Urge city to exclude wetlands from calculations, limit townhouses, increase buffers
June 27, 2019

Lewes residents were loud and clear at a June 18 public hearing: Developers should not include wetlands when determining the number of units permitted on a tract. 

The annexation regulation ad hoc committee recommended the city mirror Sussex County, which decided tidal wetlands should not be counted when calculating maximum number of permitted units. Lewes residents say Lewes needs to go further and remove all wetlands. 

“We should lead, not follow,” said resident Marta Nammack. “We are where the water flows. We are at greater risk.”

Nammack said the city should maximize open space and preserve as much natural vegetation as possible to protect city resources, whether natural or tourism-based.

Many residents also said the city needs to change townhouses from a permitted use to conditional use. 

Resident Doug Spelman said the future of New Road is in jeopardy if the city continues to allow townhouses by right in annexation zones. He urged council to move it to conditional use.

“To give the planning commission that authority would be huge,” he said. “They can step back and take a look. The code, as proposed, will alter Lewes forever. It just flat out will.”

Resident Debra Evalds said allowing townhouses as a permitted use could come back to haunt the city in small pockets surrounded by city land that have never annexed into Lewes, such as the end of Hornkill Avenue.

“It would really be terrible to see those low-density neighborhoods convert over to high density,” she said. “It would be prudent to address that in the writing of this ordinance.”

On a macro level, Evalds said, townhouses are a bad option for Lewes.

“The density is just too dense,” she said. “It’s cheapening Lewes, and it’s giving away too much. Some of the uses being granted by this ordinance are still conditional use if they are in the county. We should be able to give the planning commission the teeth to make decisions they feel are right. Not send things over that are stacked in favor of the developer.”
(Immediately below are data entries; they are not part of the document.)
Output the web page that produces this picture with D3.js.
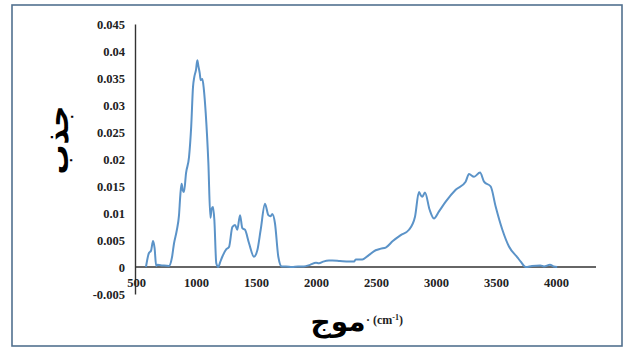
<!DOCTYPE html>
<html><head><meta charset="utf-8">
<script src="https://cdn.jsdelivr.net/npm/d3@7"></script>
<style>body{margin:0;background:#fff}svg{display:block}</style>
</head><body>
<svg id="c" width="633" height="349"></svg>
<script>
const wavenumbers = [583,608,625,642,655,668,680,720,775,800,817,840,858,870,880,890,900,917,942,960,975,986,1000,1011,1020,1031,1039,1053,1065,1081,1103,1120,1131,1142,1153,1169,1186,1200,1219,1253,1275,1303,1325,1344,1367,1386,1408,1442,1483,1511,1539,1575,1603,1620,1636,1658,1686,1714,1750,1800,1850,1900,1950,2000,2025,2060,2108,2136,2200,2275,2317,2331,2386,2440,2497,2540,2581,2640,2706,2775,2825,2858,2872,2886,2908,2947,2983,3025,3081,3164,3247,3275,3317,3367,3400,3456,3497,3553,3608,3678,3706,3747,3800,3870,3900,3950,3980,4010];
const absorbance = [0,0.0026,0.003,0.0048,0.0035,0.0002,0.0004,0.0003,0.0002,0.0018,0.0044,0.0068,0.0095,0.0135,0.0154,0.0142,0.0139,0.0174,0.0204,0.026,0.0333,0.0352,0.0365,0.0383,0.0372,0.0359,0.0346,0.0348,0.033,0.0285,0.0193,0.0091,0.0108,0.0111,0.0087,0.0007,0,0.0008,0.0019,0.0033,0.0037,0.0074,0.0078,0.0069,0.0096,0.0072,0.0069,0.0044,0.0019,0.0031,0.0069,0.0117,0.0096,0.0094,0.0098,0.0081,0.0019,0.0001,0.0001,0,0.0001,0.0001,0.0004,0.0008,0.0007,0.001,0.0012,0.0012,0.0011,0.001,0.001,0.0014,0.0014,0.0022,0.0031,0.0034,0.0036,0.0048,0.0059,0.0069,0.0093,0.0139,0.0133,0.013,0.0138,0.0106,0.009,0.0103,0.0121,0.0143,0.0158,0.0172,0.0167,0.0175,0.0158,0.0149,0.0112,0.0069,0.0038,0.0018,0.001,0,0.0002,0.0003,0.0001,0.0004,0.0001,0];
const xTicks = [500,1000,1500,2000,2500,3000,3500,4000];
const xTickLabels = ["500","1000","1500","2000","2500","3000","3500","4000"];
const yTicks = [-0.005,0,0.005,0.01,0.015,0.02,0.025,0.03,0.035,0.04,0.045];
const yTickLabels = ["-0.005","0","0.005","0.01","0.015","0.02","0.025","0.03","0.035","0.04","0.045"];
const yTitle = "جذب";
const xTitle = "موج";
const xUnit = "· (cm";

const svg = d3.select("#c");
svg.append("rect").attr("x",12).attr("y",5).attr("width",610).attr("height",341)
  .attr("fill","#fff").attr("stroke","#52718f").attr("stroke-width",1.6);

const x = d3.scaleLinear().domain([500,4325]).range([136,595]);
const y = d3.scaleLinear().domain([-0.005,0.045]).range([294,24]);

const tickFont = "'Liberation Serif', 'Times New Roman', serif";

const yAxis = svg.append("g").attr("transform","translate(135,0)")
  .call(d3.axisLeft(y).tickValues(yTicks).tickSize(0).tickPadding(10)
    .tickFormat((d,i)=>yTickLabels[i]));
const xAxis = svg.append("g").attr("transform",`translate(0,${y(0)})`)
  .call(d3.axisBottom(x).tickValues(xTicks).tickSize(0).tickPadding(11)
    .tickFormat((d,i)=>xTickLabels[i]));
[xAxis,yAxis].forEach(g=>{
  g.select(".domain").attr("stroke","#333").attr("stroke-width",1.4);
  g.selectAll("text").attr("font-family",tickFont).attr("font-weight","bold")
   .attr("font-size","12.5px").attr("fill","#222");
});
xAxis.select(".domain").attr("d",`M136,0H596`);

const line = d3.line().x((d,i)=>x(wavenumbers[i])).y(d=>y(d)).curve(d3.curveMonotoneX);
svg.append("path").datum(absorbance).attr("d",line)
  .attr("fill","none").attr("stroke","#5b93c8").attr("stroke-width",2)
  .attr("stroke-linejoin","round");

svg.append("text").attr("transform","translate(68,140) rotate(-90)")
  .attr("text-anchor","middle").attr("font-family","'DejaVu Sans', 'Noto Sans', sans-serif")
  .attr("font-weight","bold").attr("font-size","30px").attr("fill","#000").text(yTitle);

svg.append("text").attr("x",338).attr("y",331).attr("text-anchor","middle")
  .attr("font-family","'DejaVu Sans', 'Noto Sans', sans-serif")
  .attr("font-weight","bold").attr("font-size","28px").attr("fill","#000").text(xTitle);

const u = svg.append("text").attr("x",366).attr("y",324)
  .attr("font-family",tickFont).attr("font-weight","bold").attr("font-size","12px").attr("fill","#222");
u.append("tspan").text(xUnit);
u.append("tspan").attr("dy",-4).attr("font-size","8px").text("-1");
u.append("tspan").attr("dy",4).text(")");
</script>
</body></html>
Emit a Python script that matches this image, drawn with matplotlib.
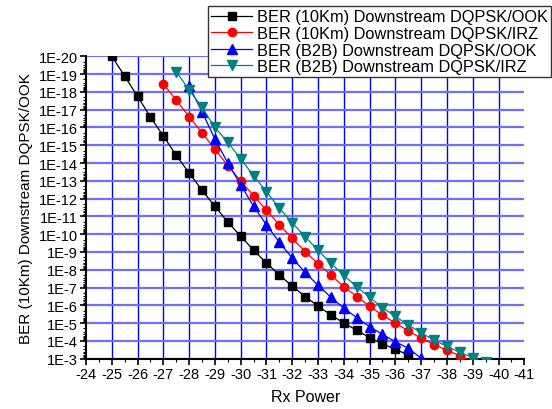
import matplotlib
matplotlib.use("Agg")
import matplotlib.pyplot as plt
from matplotlib.ticker import FixedLocator, FuncFormatter, LogLocator, NullFormatter, MultipleLocator
import numpy as np

plt.rcParams['font.family'] = ['Liberation Sans', 'DejaVu Sans']

# Rx power (dBm) and BER values
x_k10_ook = [-25, -25.5, -26, -26.5, -27, -27.5, -28, -28.5, -29, -29.5, -30, -30.5,
             -31, -31.5, -32, -32.5, -33, -33.5, -34, -34.5, -35, -35.5, -36, -36.5, -37]
ber_k10_ook = [1e-20, 1.3e-19, 1.8e-18, 2.6e-17, 3.0e-16, 3.7e-15, 3.6e-14, 3.4e-13, 2.7e-12,
               2.1e-11, 1.3e-10, 7.9e-10, 4.2e-9, 1.95e-8, 8.5e-8, 3.2e-7, 1.1e-6, 3.5e-6,
               9.8e-6, 2.5e-5, 6.6e-5, 1.45e-4, 2.95e-4, 6.2e-4, 2.0e-3]

x_k10_irz = [-27, -27.5, -28, -28.5, -29, -29.5, -30, -30.5, -31, -31.5, -32, -32.5, -33,
             -33.5, -34, -34.5, -35, -35.5, -36, -36.5, -37, -37.5, -38, -38.5, -39]
ber_k10_irz = [3.6e-19, 2.9e-18, 2.5e-17, 2.0e-16, 1.7e-15, 1.4e-14, 1.0e-13, 6.9e-13, 4.5e-12,
               3.0e-11, 1.7e-10, 9.5e-10, 4.6e-9, 2.0e-8, 8.9e-8, 3.2e-7, 1.1e-6, 3.6e-6,
               9.8e-6, 2.75e-5, 7.1e-5, 1.6e-4, 3.4e-4, 6.8e-4, 1.4e-3]

x_b2b_ook = [-28, -28.5, -29, -29.5, -30, -30.5, -31, -31.5, -32, -32.5, -33, -33.5, -34,
             -34.5, -35, -35.5, -36, -36.5, -37]
ber_b2b_ook = [4.7e-19, 1.3e-17, 4.5e-16, 1.0e-14, 1.7e-13, 2.7e-12, 3.0e-11, 2.9e-10, 2.2e-9,
               1.4e-8, 7.6e-8, 3.5e-7, 1.45e-6, 4.9e-6, 1.6e-5, 4.3e-5, 1.1e-4, 2.6e-4, 9.5e-4]

x_b2b_irz = [-27.5, -28, -28.5, -29, -29.5, -30, -30.5, -31, -31.5, -32, -32.5, -33, -33.5,
             -34, -34.5, -35, -35.5, -36, -36.5, -37, -37.5, -38, -38.5, -39, -39.5]
ber_b2b_irz = [7.4e-20, 7.6e-19, 7.4e-18, 9.8e-17, 6.8e-16, 5.9e-15, 5.1e-14, 4.1e-13, 3.4e-12,
               2.3e-11, 1.4e-10, 8.1e-10, 4.3e-9, 2.1e-8, 8.9e-8, 3.6e-7, 1.35e-6, 4.2e-6,
               1.26e-5, 3.5e-5, 9.1e-5, 2.0e-4, 4.4e-4, 8.7e-4, 1.5e-3]

labels = ["BER (10Km) Downstream DQPSK/OOK", "BER (10Km) Downstream DQPSK/IRZ",
          "BER (B2B) Downstream DQPSK/OOK", "BER (B2B) Downstream DQPSK/IRZ"]
x_ticks = list(range(-24, -42, -1))
y_exps = list(range(-20, -2))

fig = plt.figure(figsize=(5.52, 4.10), dpi=100)
ax = fig.add_axes([86 / 552, 1 - 359.7 / 410, (524.3 - 86) / 552, (359.7 - 57.3) / 410])

ax.plot(x_k10_ook, ber_k10_ook, color='black', marker='s', ms=5.2, lw=0.9, label=labels[0], zorder=3)
ax.plot(x_k10_irz, ber_k10_irz, color='#ff0000', marker='o', ms=6, lw=0.9, label=labels[1], zorder=3)
ax.plot(x_b2b_ook, ber_b2b_ook, color='#0000ff', marker='^', ms=6.5, lw=0.9, label=labels[2], zorder=3)
ax.plot(x_b2b_irz, ber_b2b_irz, color='#008080', marker='v', ms=6.5, lw=0.9, label=labels[3], zorder=3)

ax.set_yscale('log')
ax.set_ylim(1e-3, 1e-20)
ax.set_xlim(-24, -41)

ax.xaxis.set_major_locator(FixedLocator(x_ticks))
ax.xaxis.set_minor_locator(MultipleLocator(0.5))
ax.yaxis.set_major_locator(FixedLocator([10.0 ** e for e in y_exps]))
ax.yaxis.set_minor_locator(LogLocator(base=10, subs=np.arange(2, 10), numticks=100))
ax.yaxis.set_minor_formatter(NullFormatter())
ax.yaxis.set_major_formatter(FuncFormatter(lambda v, p: "1E%d" % int(round(np.log10(v)))))
ax.xaxis.set_major_formatter(FuncFormatter(lambda v, p: "%d" % int(round(v))))

ax.tick_params(axis='both', which='major', direction='out', length=4, width=1.2, labelsize=10.5, pad=2)
ax.tick_params(axis='both', which='minor', direction='out', length=2.5, width=0.8)

ax.set_axisbelow(True)
ax.grid(True, axis='x', which='major', color='#0000ff', lw=1.0)
ax.grid(True, axis='y', which='major', color='#6f6fff', lw=1.6)
xg = ax.get_xgridlines()
xg[0].set_visible(False)
xg[-1].set_visible(False)

for s in ['top', 'right']:
    ax.spines[s].set_visible(False)
for s in ['left', 'bottom']:
    ax.spines[s].set_linewidth(1.5)

ax.set_xlabel("Rx Power", fontsize=11.5, labelpad=6)
ax.set_ylabel("BER (10Km) Downstream DQPSK/OOK", fontsize=11, labelpad=4)

leg = fig.legend(loc='upper left', bbox_to_anchor=(208 / 552, 1 - 7 / 410),
                 bbox_transform=fig.transFigure, fontsize=11.8, frameon=True, fancybox=False,
                 edgecolor='#333333', framealpha=1, borderpad=0.2, labelspacing=0.1,
                 handlelength=2.5, handletextpad=0.3, borderaxespad=0)
leg.get_frame().set_linewidth(1.0)

fig.savefig("out.png", dpi=100)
Deputy Mayor Fred Beaufait chaired the annexation committee, which was charged with tweaking the two annexation zoning districts. The committee met 10 times beginning in February, taking issues one by one to develop recommendations.

The group also discussed open space and buffers. Realizing a parcel with a high percentage of wetlands could result in a development plan with little to no useable open space, the group recommended that at least 30 percent of the total open space has to be contiguous and usable for residents of the community.

Beaufait said the committee realized it overlooked buffers along state roads when it developed the ordinance, so it recommended a 75-foot buffer from the edge of the right of way of a state road. Where a development is being built next to another community, the committee recommends a 30-foot buffer. Within that buffer, the developer must plant trees and shrubs build a mound at least 4 feet high or construct a fence or wall with landscaping on either side.

The ordinance also calls for a 25-foot buffer from nontidal wetlands and a 50-foot buffer from tidal wetlands. Resident Maryann Ennis said those buffers need to be increased, pushing for the distances to be increased to 50- and 100-feet, respectively.

“Delaware is the lowest-lying state,” she said. “We are in a threatened area.”

Planning commission member Sumner Crosby said buffer width is arbitrary because it depends on the contour of the landscape. He said the city needs to implement something much more sophisticated, especially for the lands near Canary Creek and the Great Marsh.

“In the face of sea level rise, it’s about how the water moves across the landscape as it rises,” he said. “We need to do some sort of analysis to see what it would look like. The vertical differences is what matters in terms of how far we need to move things.”

Beaufait said he heard a lot of misinformation in the comments June 18, but also several good suggestions council should consider. Council will review the public comments and vote on the ordinance and potential changes at a future meeting.